外資系不動産サービスプロバイダーが物流関連の人員の削減をすれば、瞬く間に物流ファンド運用会社各社に吸収されるといった具合である。

第二に、物流ファンドビジネスの急激な勃興により、投資対象となる良質な物流施設が不足し、資金は集まるが投資ができないというマーケット需給のアンバランスがあげられる。

各物流不動産ファンドは物件の仕入れに苦戦を強いられ、優秀な物流施設のアクイジション担当者を渇望しているものの、採用は思うように進まない。

であれば自社で物流施設を開発するというのが各社の流れであり、新築物件が近年マーケットに大量供給され、好調なマーケットがそれを順調に消化してきた。

一級建築士など開発の専門家の採用もこの2、3年各社が積極的に進め、不動産ファンドバブル時代に、ゼネコン、デベロッパーからファンド運用会社に転職をしたもののリーマンショック後退職を余儀なくされた人材の受け皿となった。

しかしながら物流マーケットには相当な過熱感があり、いつバブルが弾けるのかという第三の問題が浮上してきている。

WEBによる通販ビジネスの拡大、小売業の大型量販化という昨今のトレンドからすると、物流のセクターそのものが破たん、縮小する恐れはないものの、物流施設間の競争は確実に厳しくなり物件の選別が進むことは明らかで、物流ファンド運用会社各社の今後の重要な経営課題となっている。

『ファンドの復権が求人増を呼ぶ』

過去不動産ファンドは金融商品として投資家保護の観点から評価・制約を受けてきた。

2013年は、不動産ファンドの社会インフラ機能にスポットライトがあたり、大きく成長する年になると思われる。

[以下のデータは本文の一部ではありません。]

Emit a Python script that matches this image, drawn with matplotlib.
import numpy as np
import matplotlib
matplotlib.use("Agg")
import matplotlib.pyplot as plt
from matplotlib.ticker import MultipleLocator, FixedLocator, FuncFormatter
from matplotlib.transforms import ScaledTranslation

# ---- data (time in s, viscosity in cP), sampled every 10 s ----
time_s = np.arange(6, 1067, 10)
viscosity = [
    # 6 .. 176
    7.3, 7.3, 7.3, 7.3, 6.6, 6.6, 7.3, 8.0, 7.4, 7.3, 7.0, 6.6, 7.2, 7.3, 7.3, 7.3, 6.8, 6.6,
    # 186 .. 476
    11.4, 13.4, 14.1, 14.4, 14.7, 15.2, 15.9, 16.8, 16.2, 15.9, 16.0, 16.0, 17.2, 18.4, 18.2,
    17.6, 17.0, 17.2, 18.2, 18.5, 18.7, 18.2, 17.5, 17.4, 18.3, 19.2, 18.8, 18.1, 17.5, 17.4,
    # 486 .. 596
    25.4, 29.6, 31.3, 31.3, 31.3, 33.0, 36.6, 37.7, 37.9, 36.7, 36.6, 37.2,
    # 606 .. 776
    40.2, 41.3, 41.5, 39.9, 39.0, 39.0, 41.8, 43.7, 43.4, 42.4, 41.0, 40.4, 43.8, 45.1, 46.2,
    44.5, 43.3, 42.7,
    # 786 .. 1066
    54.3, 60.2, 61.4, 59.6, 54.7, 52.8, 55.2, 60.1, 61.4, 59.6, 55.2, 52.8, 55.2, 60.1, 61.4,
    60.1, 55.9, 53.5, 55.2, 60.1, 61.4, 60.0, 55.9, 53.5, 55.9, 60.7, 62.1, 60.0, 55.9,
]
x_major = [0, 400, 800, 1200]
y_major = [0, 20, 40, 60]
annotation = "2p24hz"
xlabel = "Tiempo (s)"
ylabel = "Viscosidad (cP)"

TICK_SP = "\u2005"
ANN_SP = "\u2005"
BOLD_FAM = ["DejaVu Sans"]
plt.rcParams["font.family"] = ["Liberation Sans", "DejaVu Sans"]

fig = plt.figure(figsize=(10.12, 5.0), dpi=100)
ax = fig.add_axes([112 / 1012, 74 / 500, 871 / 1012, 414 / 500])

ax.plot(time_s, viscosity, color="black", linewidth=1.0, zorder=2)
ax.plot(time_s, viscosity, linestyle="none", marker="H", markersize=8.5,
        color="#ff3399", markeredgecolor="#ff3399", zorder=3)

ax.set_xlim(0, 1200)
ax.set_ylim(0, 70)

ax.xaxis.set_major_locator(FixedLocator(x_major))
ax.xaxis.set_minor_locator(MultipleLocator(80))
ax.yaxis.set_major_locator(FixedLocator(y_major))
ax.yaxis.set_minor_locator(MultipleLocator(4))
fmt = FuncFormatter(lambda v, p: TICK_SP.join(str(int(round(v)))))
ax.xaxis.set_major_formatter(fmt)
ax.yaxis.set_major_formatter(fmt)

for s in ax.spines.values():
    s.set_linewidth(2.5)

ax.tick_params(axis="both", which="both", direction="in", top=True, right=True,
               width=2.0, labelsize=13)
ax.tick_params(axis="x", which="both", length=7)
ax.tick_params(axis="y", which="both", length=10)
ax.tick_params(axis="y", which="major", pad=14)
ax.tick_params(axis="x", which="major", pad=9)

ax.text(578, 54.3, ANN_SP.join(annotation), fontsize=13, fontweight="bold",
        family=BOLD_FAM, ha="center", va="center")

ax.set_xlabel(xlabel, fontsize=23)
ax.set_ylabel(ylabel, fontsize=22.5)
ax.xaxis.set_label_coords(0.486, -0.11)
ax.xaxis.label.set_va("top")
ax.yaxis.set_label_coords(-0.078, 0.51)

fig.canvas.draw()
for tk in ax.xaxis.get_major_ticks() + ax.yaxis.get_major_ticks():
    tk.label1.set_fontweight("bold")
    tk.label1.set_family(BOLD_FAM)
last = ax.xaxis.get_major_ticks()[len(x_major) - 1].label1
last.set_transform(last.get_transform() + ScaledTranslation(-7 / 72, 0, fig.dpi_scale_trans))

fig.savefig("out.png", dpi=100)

不動産ファンド業界がオポチュニスティクからコアへとはっきりと舵を切る年とも言い換えることができる。

不動産ファンド業界の求人は不動産ファンドバブル時代を100とするとリーマンショック直後で10となり、現在は30くらいにまで持ち直した。

今後不動産ファンドの預り資産残高がコア投資を中心に大きく伸び、求人の数も年内には50の水準に戻るのではないかと推察される。